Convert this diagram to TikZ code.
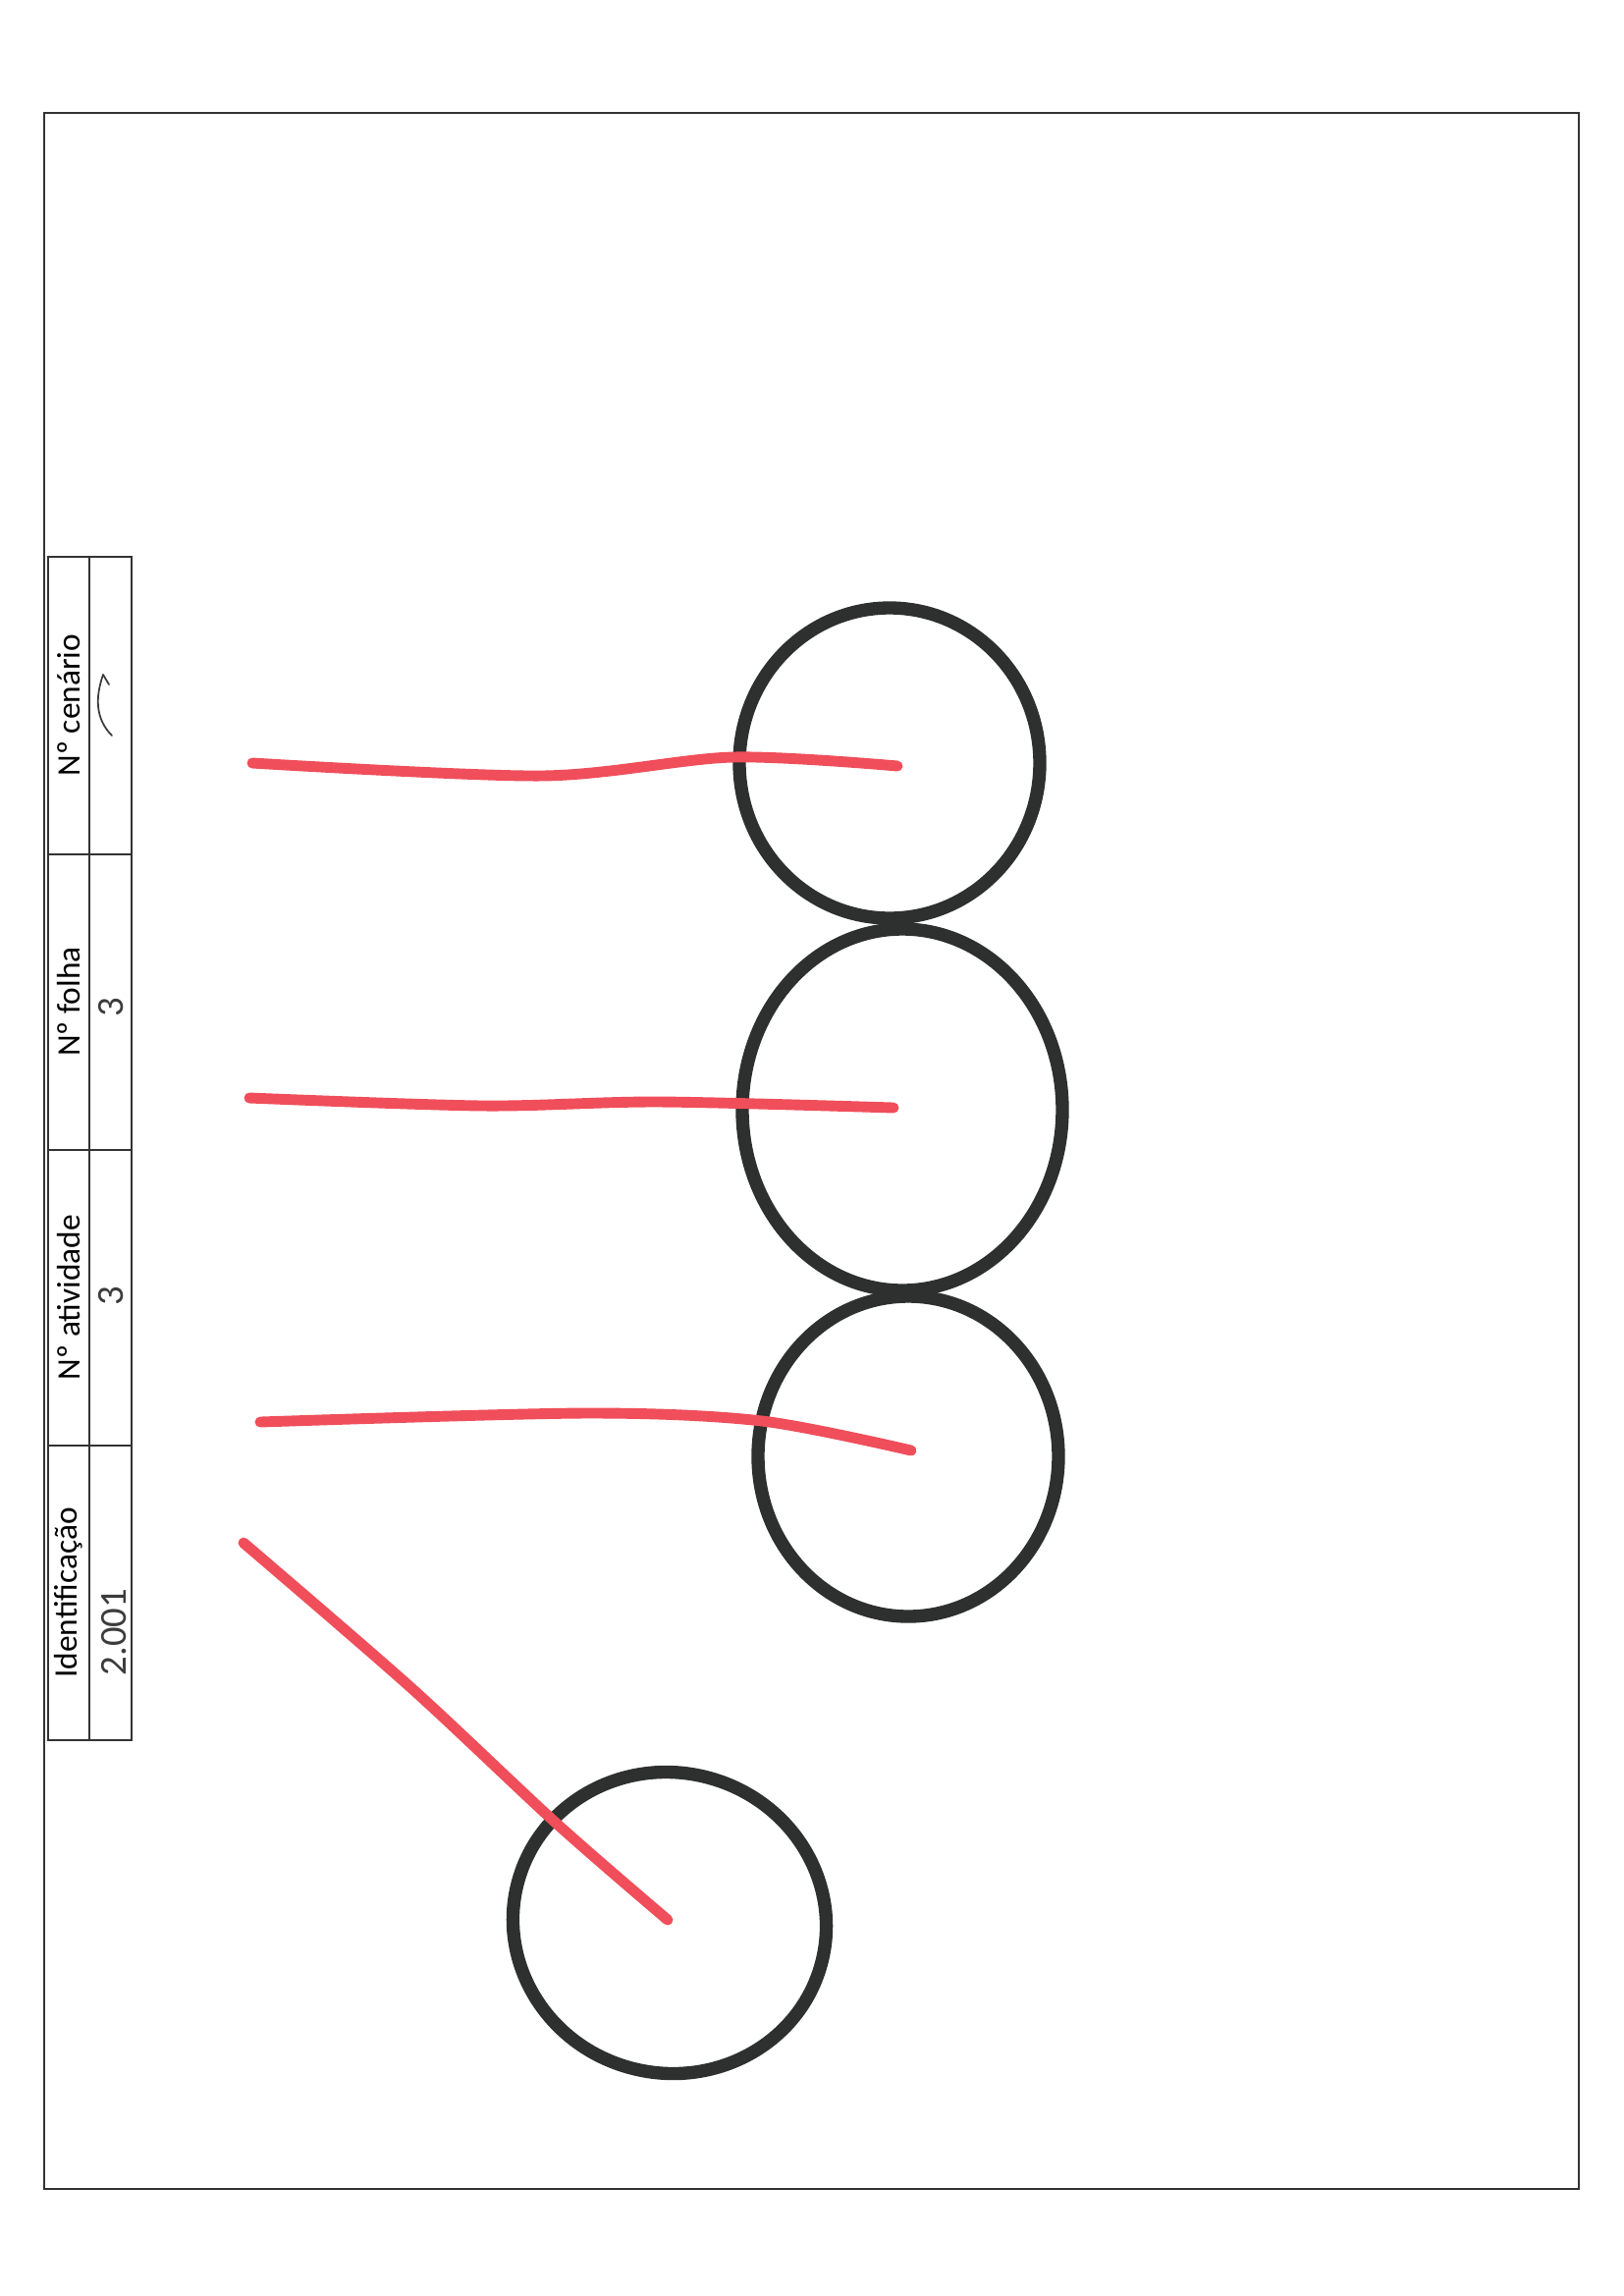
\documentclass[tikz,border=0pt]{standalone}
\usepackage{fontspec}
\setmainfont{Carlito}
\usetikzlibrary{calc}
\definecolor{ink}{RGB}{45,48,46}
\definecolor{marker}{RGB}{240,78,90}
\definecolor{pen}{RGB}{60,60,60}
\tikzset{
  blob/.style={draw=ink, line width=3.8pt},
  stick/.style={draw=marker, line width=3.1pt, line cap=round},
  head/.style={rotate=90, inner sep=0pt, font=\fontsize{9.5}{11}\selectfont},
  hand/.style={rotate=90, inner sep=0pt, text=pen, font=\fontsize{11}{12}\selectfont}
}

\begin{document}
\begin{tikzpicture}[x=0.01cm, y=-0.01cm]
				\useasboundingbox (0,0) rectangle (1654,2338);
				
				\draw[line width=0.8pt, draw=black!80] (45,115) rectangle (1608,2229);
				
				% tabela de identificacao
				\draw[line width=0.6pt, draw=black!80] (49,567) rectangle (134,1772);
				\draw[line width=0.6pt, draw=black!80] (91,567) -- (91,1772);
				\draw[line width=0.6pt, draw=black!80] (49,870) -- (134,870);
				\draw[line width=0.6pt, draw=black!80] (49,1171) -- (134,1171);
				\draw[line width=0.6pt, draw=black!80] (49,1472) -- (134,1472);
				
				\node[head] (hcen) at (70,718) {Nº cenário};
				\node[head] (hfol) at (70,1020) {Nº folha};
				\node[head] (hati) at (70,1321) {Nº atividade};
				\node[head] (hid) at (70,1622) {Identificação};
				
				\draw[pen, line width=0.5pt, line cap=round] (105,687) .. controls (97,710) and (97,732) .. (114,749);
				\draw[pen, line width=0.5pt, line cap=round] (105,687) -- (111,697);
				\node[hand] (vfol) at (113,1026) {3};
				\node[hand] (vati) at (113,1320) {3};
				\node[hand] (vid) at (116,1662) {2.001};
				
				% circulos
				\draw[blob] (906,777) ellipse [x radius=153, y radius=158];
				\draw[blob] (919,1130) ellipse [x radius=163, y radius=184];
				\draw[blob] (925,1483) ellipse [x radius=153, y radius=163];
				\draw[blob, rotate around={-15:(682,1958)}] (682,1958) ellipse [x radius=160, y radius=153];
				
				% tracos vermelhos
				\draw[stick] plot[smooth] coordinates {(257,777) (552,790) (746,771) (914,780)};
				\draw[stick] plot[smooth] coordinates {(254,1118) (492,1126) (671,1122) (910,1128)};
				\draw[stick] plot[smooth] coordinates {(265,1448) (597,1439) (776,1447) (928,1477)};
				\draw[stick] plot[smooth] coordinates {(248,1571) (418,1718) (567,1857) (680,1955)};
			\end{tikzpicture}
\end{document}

* [PROBLEM STATEMENT] Leave out the pictures and reproduce the rest of the listing exactly.

* [TASK RESPONSE]
Convert this diagram to TikZ code.
\documentclass[tikz,border=0pt]{standalone}
\usepackage{fontspec}
\setmainfont{Carlito}
\usetikzlibrary{calc}
\definecolor{ink}{RGB}{45,48,46}
\definecolor{marker}{RGB}{240,78,90}
\definecolor{pen}{RGB}{60,60,60}
\tikzset{
  blob/.style={draw=ink, line width=3.8pt},
  stick/.style={draw=marker, line width=3.1pt, line cap=round},
  head/.style={rotate=90, inner sep=0pt, font=\fontsize{9.5}{11}\selectfont},
  hand/.style={rotate=90, inner sep=0pt, text=pen, font=\fontsize{11}{12}\selectfont}
}

\begin{document}
\begin{tikzpicture}[x=0.01cm, y=-0.01cm]
				\useasboundingbox (0,0) rectangle (1654,2338);
				
				\draw[line width=0.8pt, draw=black!80] (45,115) rectangle (1608,2229);
				
				% tabela de identificacao
				\draw[line width=0.6pt, draw=black!80] (49,567) rectangle (134,1772);
				\draw[line width=0.6pt, draw=black!80] (91,567) -- (91,1772);
				\draw[line width=0.6pt, draw=black!80] (49,870) -- (134,870);
				\draw[line width=0.6pt, draw=black!80] (49,1171) -- (134,1171);
				\draw[line width=0.6pt, draw=black!80] (49,1472) -- (134,1472);
				
				\node[head] (hcen) at (70,718) {Nº cenário};
				\node[head] (hfol) at (70,1020) {Nº folha};
				\node[head] (hati) at (70,1321) {Nº atividade};
				\node[head] (hid) at (70,1622) {Identificação};
				
				\draw[pen, line width=0.5pt, line cap=round] (105,687) .. controls (97,710) and (97,732) .. (114,749);
				\draw[pen, line width=0.5pt, line cap=round] (105,687) -- (111,697);
				\node[hand] (vfol) at (113,1026) {3};
				\node[hand] (vati) at (113,1320) {3};
				\node[hand] (vid) at (116,1662) {2.001};
				
				% circulos
				\draw[blob] (906,777) ellipse [x radius=153, y radius=158];
				\draw[blob] (919,1130) ellipse [x radius=163, y radius=184];
				\draw[blob] (925,1483) ellipse [x radius=153, y radius=163];
				\draw[blob, rotate around={-15:(682,1958)}] (682,1958) ellipse [x radius=160, y radius=153];
				
				% tracos vermelhos
				\draw[stick] plot[smooth] coordinates {(257,777) (552,790) (746,771) (914,780)};
				\draw[stick] plot[smooth] coordinates {(254,1118) (492,1126) (671,1122) (910,1128)};
				\draw[stick] plot[smooth] coordinates {(265,1448) (597,1439) (776,1447) (928,1477)};
				\draw[stick] plot[smooth] coordinates {(248,1571) (418,1718) (567,1857) (680,1955)};
			\end{tikzpicture}
\end{document}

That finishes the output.